An American Airlines trainee has confessed to calling in eight bomb threats to competing United Airlines. The 40-year old Patrick Cau ended up on the “no fly” list, and it’s highly likely that he’s now on his way to prison.
Multiple media sources like NBC said that a federal court in California unveiled an 18-page plea agreement on Wednesday. American Airlines sent around an email about Patrick Cau’s arrest to its employees on Tuesday.
As you can see in the video, the short version is that American Airlines trainee Patrick Cau used payphones in various cities to call in bomb threats to United Airlines between October 2012 and January 2013. Presumably he was already flying around as a flight attendant trainee for American, although the timeline hasn’t been made entirely clear to the public.
Six of the threats were for long-haul international flights between Los Angeles and London.
The Dallas News said that the American Airlines trainee admitted using an “internal United crew-scheduling number” to say that the flights would be bombed. There were no bombs found.
The American Airlines email said there’s no reason to believe there was any genuine terrorism threat.
In other words, the bomb threats were a hoax — and a costly one for United, which had to deplane and search each of the flights in question.
In May Cau was arrested in Fort Worth, Texas for the threats and placed immediately on the “no fly” list.

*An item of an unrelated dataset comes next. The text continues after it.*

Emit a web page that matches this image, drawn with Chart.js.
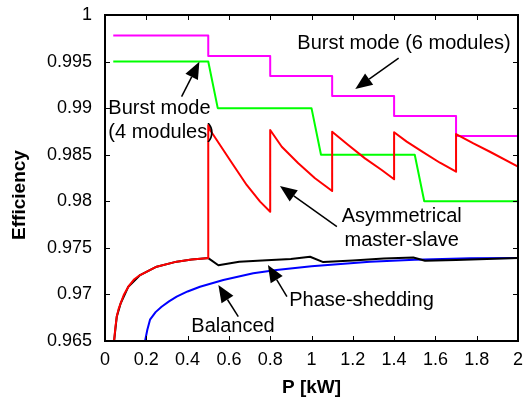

But, of course, the trainee had already cleared the background checks for American Airlines.
It isn’t entirely clear exactly when AA figured out that Cau was on the “no fly” list or if he made any flights for the airline after he was identified as the bomb hoaxer. WFAA said that American Airlines wouldn’t even confirm exactly when Cau was cleared to enter their training program, only that it was sometime before the arrest.
In any case, AA did fire Cau at some point in May after the arrest.
United Airlines estimated their losses at over $260,000. WFAA said that Cau has reportedly already agreed to repay $250,000, although it isn’t clear how he can. The US attorney has also recommended that he serve 21 to 27 months in prison.
It also isn’t clear why the trainee made the hoax calls, although United has acknowledged that he previously worked for that airline.